• **Dataset extract**:
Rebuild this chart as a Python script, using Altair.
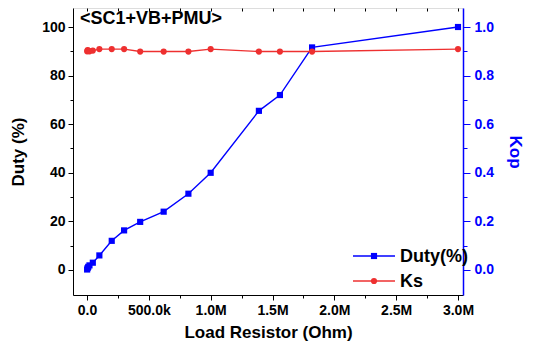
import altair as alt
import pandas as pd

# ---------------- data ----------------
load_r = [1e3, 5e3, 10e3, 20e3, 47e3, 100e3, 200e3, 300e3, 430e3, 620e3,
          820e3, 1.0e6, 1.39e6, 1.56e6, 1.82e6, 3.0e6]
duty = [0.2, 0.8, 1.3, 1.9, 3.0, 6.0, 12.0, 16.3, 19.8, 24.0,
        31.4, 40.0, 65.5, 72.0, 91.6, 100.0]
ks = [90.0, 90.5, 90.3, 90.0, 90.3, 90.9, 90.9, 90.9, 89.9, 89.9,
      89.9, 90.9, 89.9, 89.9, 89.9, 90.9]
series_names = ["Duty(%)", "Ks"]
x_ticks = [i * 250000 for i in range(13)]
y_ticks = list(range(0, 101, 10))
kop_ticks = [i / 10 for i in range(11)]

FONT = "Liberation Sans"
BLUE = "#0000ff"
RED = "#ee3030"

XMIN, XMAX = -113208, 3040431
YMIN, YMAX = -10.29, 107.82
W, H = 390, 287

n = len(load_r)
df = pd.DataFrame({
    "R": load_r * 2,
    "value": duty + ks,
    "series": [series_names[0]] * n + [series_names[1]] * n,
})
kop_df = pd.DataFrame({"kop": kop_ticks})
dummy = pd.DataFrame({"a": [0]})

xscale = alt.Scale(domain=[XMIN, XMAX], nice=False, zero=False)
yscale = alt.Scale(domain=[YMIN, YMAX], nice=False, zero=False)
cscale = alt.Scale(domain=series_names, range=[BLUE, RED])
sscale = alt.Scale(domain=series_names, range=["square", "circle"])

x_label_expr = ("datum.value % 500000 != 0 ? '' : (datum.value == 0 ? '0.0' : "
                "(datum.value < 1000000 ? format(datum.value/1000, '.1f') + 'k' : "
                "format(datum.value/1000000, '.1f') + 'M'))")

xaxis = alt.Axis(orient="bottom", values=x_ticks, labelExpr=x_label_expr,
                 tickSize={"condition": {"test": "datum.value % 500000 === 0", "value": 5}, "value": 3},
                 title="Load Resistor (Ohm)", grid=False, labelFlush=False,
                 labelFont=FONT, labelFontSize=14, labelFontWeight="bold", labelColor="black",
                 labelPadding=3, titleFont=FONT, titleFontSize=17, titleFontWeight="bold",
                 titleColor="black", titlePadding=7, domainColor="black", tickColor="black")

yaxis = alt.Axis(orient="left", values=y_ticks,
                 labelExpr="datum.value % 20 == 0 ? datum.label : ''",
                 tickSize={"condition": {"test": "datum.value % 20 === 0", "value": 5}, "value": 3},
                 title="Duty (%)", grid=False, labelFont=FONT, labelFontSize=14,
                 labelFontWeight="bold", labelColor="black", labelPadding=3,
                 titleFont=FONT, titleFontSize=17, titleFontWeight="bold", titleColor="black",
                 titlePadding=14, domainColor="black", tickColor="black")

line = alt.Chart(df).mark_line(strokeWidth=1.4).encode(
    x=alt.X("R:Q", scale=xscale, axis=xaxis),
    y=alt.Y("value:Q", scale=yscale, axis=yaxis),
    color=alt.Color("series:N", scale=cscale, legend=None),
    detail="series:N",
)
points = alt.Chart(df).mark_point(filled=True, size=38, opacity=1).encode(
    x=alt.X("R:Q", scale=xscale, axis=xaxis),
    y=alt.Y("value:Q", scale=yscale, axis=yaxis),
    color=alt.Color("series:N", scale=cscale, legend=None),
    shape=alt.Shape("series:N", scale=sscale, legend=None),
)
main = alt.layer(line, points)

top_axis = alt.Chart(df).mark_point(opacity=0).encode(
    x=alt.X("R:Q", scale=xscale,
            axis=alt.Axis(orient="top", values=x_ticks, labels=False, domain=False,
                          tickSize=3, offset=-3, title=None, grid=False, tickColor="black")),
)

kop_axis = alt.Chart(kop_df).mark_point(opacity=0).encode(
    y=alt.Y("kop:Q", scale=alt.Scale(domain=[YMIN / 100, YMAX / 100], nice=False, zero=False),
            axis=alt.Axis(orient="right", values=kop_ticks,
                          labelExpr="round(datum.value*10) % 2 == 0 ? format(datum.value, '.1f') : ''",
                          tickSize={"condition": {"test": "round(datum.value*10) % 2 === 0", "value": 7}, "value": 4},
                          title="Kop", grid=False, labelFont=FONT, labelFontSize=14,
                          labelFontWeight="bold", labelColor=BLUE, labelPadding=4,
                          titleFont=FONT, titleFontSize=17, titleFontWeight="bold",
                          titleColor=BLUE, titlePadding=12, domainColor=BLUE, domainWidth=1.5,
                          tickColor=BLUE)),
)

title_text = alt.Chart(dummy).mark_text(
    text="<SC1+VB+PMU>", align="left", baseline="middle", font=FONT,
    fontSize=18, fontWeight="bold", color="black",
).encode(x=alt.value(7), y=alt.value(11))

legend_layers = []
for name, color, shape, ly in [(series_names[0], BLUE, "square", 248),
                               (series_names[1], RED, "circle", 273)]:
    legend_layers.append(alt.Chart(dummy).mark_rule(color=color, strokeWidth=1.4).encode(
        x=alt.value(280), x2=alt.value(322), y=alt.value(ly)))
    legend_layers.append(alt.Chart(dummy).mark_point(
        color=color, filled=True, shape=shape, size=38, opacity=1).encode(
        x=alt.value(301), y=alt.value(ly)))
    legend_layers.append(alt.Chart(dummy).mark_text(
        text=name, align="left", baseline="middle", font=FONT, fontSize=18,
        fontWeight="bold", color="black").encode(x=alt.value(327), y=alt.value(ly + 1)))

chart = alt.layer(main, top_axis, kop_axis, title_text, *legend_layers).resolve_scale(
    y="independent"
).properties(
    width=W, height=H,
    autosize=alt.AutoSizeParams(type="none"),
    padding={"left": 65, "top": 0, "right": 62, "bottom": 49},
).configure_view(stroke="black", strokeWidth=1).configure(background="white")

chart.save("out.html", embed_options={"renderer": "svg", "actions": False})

• **What is expected**:
Leave out the pictures, then repeat the listing above exactly from its first line to the line with "import pandas as pd", inclusive.

• **Answer to this problem**:
Rebuild this chart as a Python script, using Altair.
import altair as alt
import pandas as pd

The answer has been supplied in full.